Swami Charles goes on to point out many of the financial negatives in Europe that he believes will weigh against the Euro, and even says the M word!!
Higher birth rates of Muslim populations that have been only imperfectly integrated into European economic and cultural life could pose big problems in the Old World over the next several decades. For one thing, the trend could boost unemployment.
I’m guessing that Swami Charles does not live in Holland. Let’s do some math on that:
Far fewer Euro kids from secular Euros + ever increasing Muslim kids who won’t (or won’t be allowed to) assimilate =
Well let’s say it could be a boon to the car industry.
Other than that, Swami Charles thinks the Euros are in a bit of trouble.
Let’s take a look at the US Dollar chart:
Charts don’t get much uglier than that.
Dollar Bear Maoxian (the Beijing Swami) reports on Swami Charles and his bullish prediction for the US dollar in his post Bucking the Euro trend a bad bet:
Maoxian (the Beijing Swami) has been shouting Sell the Dollar! for quite a while now and advising everyone to as sell all US assets (and run off to a better country, like China I guess). He has surely earned his Swami Stripes on the dollar call.

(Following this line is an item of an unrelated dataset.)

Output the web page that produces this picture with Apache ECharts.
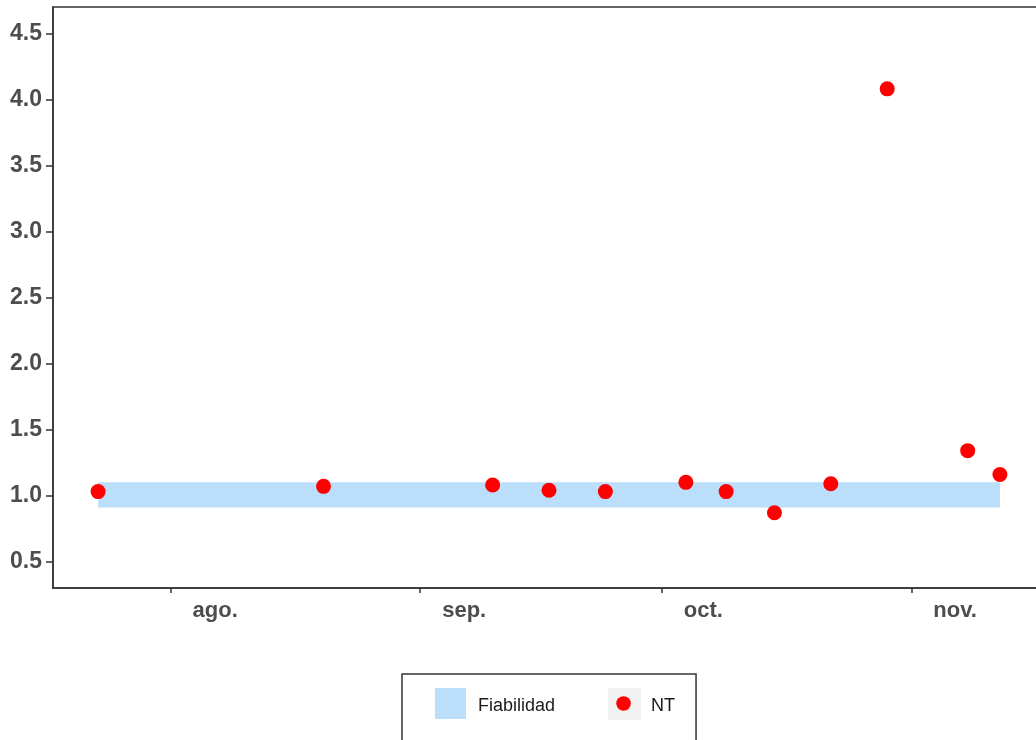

His guess is as good as the next guy’s (commenting on Swami Charles). It might be wise to wait for the trend to reverse before targetting $1.05 to $1.10.
The Euro is sitting around $1.48, so let’s tag that number for Swami Charles and check back in a few months. As for the Beijing Swami, he has already been consistently correct on the dollar dive for weeks now. We’ll wait to see if he keeps shouting sell when the dollar does a reversal. It has to do one sooner or later, right?
Question 1: If Captain Cliche Obama wins the Presidency, will the Beijing Swami continue to be bearish on the US?
Question 2: Will the dollar/euro debate bring out a record number of Swami prognostications?
Question 3: Should the European countries which adopted the Euro switch back to their traditional currency while the chart is topping? Nations as swing traders - silly I know.